Personal information
- Born: 7 February 1992 (age 34) Lima, Peru

Chess career
- Country: Peru
- Title: Grandmaster (2012)
- FIDE rating: 2445 (July 2026)
- Peak rating: 2569 (September 2014)

= Cristhian Cruz Sánchez =

Peruvian chess grandmaster (born 1992)

Cristhian Cruz Sánchez (born 7 February 1992) is a Peruvian chess player who received the FIDE title of Grandmaster (GM) in September 2012.

==Biography==
Three times Cruz won the medals of the Pan American Youth Chess Championships: gold (in 2004 in Bogotá - U12 age group), silver (in 2005 in Balneário Camboriú - U14 age group) and bronze (in 2003 in Bogotá - U12 age group).

In 2006, Cruz shared 1st place in Mislata and finished 2nd in Barcelona. In 2007, in Barcelona he won and shared the 2nd place three times independently. In 2009, Cristhian Cruz Sánchez shared the first place in Badalona and won in Mollet del Vallès and Zaragoza. In 2010, he finished 6th in the Porto Carras in World Youth Chess Championship in U18 age group. In 2011, Cristhian Cruz Sánchez won in Palma de Mallorca and in Mollet del Vallès. In 2012, he shared 1st place in Elgoibar. In 2014, Cristhian Cruz Sánchez shared the 1st place in Benasque.

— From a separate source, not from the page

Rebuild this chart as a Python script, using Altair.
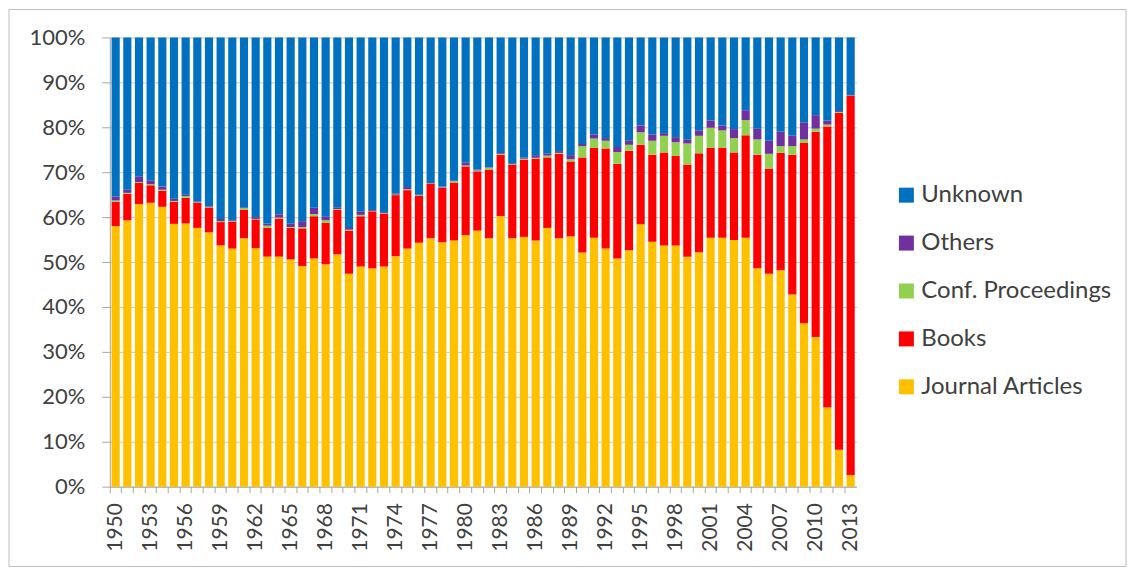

Cruz played for Peru in the Chess Olympiads:
- In 2006, at fourth board in the 37th Chess Olympiad in Turin (+4, =2, -7),
- In 2016, at fourth board in the 42nd Chess Olympiad in Baku (+3, =4, -2),
- In 2018, at reserve board in the 43rd Chess Olympiad in Batumi (+4, =2, -3).

In 2008, he was awarded the FIDE International Master (IM) title and received the FIDE Grandmaster (GM) title four years later.

In November 2022, Cruz tied for 1st place at the 2022 U.S. Masters Chess Championship with a score of 7/9.